Given data:
+--

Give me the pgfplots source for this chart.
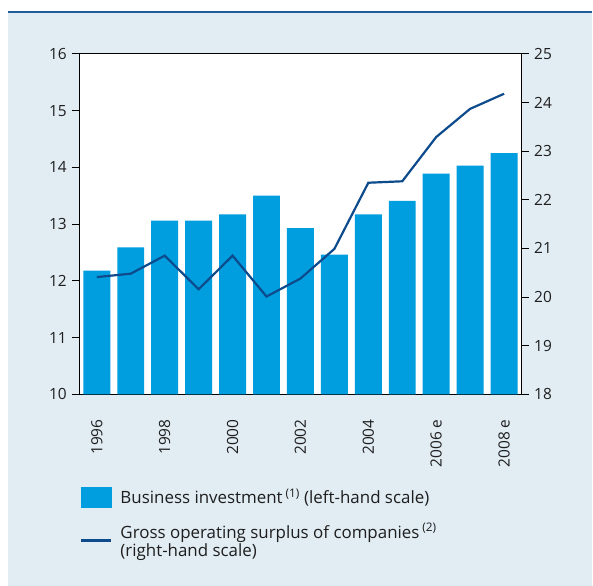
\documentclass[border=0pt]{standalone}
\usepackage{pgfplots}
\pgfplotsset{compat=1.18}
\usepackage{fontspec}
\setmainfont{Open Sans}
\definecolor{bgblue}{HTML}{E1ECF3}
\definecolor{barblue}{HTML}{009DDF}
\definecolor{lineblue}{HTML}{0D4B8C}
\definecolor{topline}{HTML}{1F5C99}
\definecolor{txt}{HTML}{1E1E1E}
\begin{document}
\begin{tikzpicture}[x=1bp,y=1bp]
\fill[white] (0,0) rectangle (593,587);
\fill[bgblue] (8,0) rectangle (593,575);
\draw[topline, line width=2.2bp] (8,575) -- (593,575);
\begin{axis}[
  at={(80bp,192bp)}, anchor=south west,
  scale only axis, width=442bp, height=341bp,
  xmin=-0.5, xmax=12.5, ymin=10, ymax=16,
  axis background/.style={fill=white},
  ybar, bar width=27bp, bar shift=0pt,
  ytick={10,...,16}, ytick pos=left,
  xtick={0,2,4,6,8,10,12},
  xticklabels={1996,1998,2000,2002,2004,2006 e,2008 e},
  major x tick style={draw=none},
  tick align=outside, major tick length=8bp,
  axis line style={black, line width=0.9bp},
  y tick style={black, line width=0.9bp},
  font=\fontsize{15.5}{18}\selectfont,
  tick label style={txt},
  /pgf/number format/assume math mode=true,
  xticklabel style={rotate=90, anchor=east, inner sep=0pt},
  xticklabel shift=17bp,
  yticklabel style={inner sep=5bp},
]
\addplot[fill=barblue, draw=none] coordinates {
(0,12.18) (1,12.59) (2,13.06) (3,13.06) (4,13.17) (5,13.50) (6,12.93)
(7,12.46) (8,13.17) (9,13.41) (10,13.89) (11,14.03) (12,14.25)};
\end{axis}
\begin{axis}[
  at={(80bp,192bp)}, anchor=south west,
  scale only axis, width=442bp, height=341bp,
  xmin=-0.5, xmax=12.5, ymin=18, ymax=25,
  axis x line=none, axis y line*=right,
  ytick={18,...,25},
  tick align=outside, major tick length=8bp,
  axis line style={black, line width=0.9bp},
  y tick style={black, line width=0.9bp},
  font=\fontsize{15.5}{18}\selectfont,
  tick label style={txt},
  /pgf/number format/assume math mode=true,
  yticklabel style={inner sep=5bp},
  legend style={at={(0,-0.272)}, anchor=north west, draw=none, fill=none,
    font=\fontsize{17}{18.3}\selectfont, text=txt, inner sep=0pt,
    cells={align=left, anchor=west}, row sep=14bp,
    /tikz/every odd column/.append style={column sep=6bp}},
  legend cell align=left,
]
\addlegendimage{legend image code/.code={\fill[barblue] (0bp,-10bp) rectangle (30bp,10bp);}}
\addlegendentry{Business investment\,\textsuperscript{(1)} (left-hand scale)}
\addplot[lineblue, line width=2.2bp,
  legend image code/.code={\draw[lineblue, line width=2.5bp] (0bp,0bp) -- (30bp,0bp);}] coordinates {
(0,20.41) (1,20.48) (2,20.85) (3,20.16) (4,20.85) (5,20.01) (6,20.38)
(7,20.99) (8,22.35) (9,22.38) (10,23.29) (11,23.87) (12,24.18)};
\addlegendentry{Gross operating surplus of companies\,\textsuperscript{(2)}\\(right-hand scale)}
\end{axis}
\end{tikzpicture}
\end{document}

+--

Aim of the task:
The pictures should not be reproduced; quote all of the other material exactly.

Task answer:
Give me the pgfplots source for this chart.
\documentclass[border=0pt]{standalone}
\usepackage{pgfplots}
\pgfplotsset{compat=1.18}
\usepackage{fontspec}
\setmainfont{Open Sans}
\definecolor{bgblue}{HTML}{E1ECF3}
\definecolor{barblue}{HTML}{009DDF}
\definecolor{lineblue}{HTML}{0D4B8C}
\definecolor{topline}{HTML}{1F5C99}
\definecolor{txt}{HTML}{1E1E1E}
\begin{document}
\begin{tikzpicture}[x=1bp,y=1bp]
\fill[white] (0,0) rectangle (593,587);
\fill[bgblue] (8,0) rectangle (593,575);
\draw[topline, line width=2.2bp] (8,575) -- (593,575);
\begin{axis}[
  at={(80bp,192bp)}, anchor=south west,
  scale only axis, width=442bp, height=341bp,
  xmin=-0.5, xmax=12.5, ymin=10, ymax=16,
  axis background/.style={fill=white},
  ybar, bar width=27bp, bar shift=0pt,
  ytick={10,...,16}, ytick pos=left,
  xtick={0,2,4,6,8,10,12},
  xticklabels={1996,1998,2000,2002,2004,2006 e,2008 e},
  major x tick style={draw=none},
  tick align=outside, major tick length=8bp,
  axis line style={black, line width=0.9bp},
  y tick style={black, line width=0.9bp},
  font=\fontsize{15.5}{18}\selectfont,
  tick label style={txt},
  /pgf/number format/assume math mode=true,
  xticklabel style={rotate=90, anchor=east, inner sep=0pt},
  xticklabel shift=17bp,
  yticklabel style={inner sep=5bp},
]
\addplot[fill=barblue, draw=none] coordinates {
(0,12.18) (1,12.59) (2,13.06) (3,13.06) (4,13.17) (5,13.50) (6,12.93)
(7,12.46) (8,13.17) (9,13.41) (10,13.89) (11,14.03) (12,14.25)};
\end{axis}
\begin{axis}[
  at={(80bp,192bp)}, anchor=south west,
  scale only axis, width=442bp, height=341bp,
  xmin=-0.5, xmax=12.5, ymin=18, ymax=25,
  axis x line=none, axis y line*=right,
  ytick={18,...,25},
  tick align=outside, major tick length=8bp,
  axis line style={black, line width=0.9bp},
  y tick style={black, line width=0.9bp},
  font=\fontsize{15.5}{18}\selectfont,
  tick label style={txt},
  /pgf/number format/assume math mode=true,
  yticklabel style={inner sep=5bp},
  legend style={at={(0,-0.272)}, anchor=north west, draw=none, fill=none,
    font=\fontsize{17}{18.3}\selectfont, text=txt, inner sep=0pt,
    cells={align=left, anchor=west}, row sep=14bp,
    /tikz/every odd column/.append style={column sep=6bp}},
  legend cell align=left,
]
\addlegendimage{legend image code/.code={\fill[barblue] (0bp,-10bp) rectangle (30bp,10bp);}}
\addlegendentry{Business investment\,\textsuperscript{(1)} (left-hand scale)}
\addplot[lineblue, line width=2.2bp,
  legend image code/.code={\draw[lineblue, line width=2.5bp] (0bp,0bp) -- (30bp,0bp);}] coordinates {
(0,20.41) (1,20.48) (2,20.85) (3,20.16) (4,20.85) (5,20.01) (6,20.38)
(7,20.99) (8,22.35) (9,22.38) (10,23.29) (11,23.87) (12,24.18)};
\addlegendentry{Gross operating surplus of companies\,\textsuperscript{(2)}\\(right-hand scale)}
\end{axis}
\end{tikzpicture}
\end{document}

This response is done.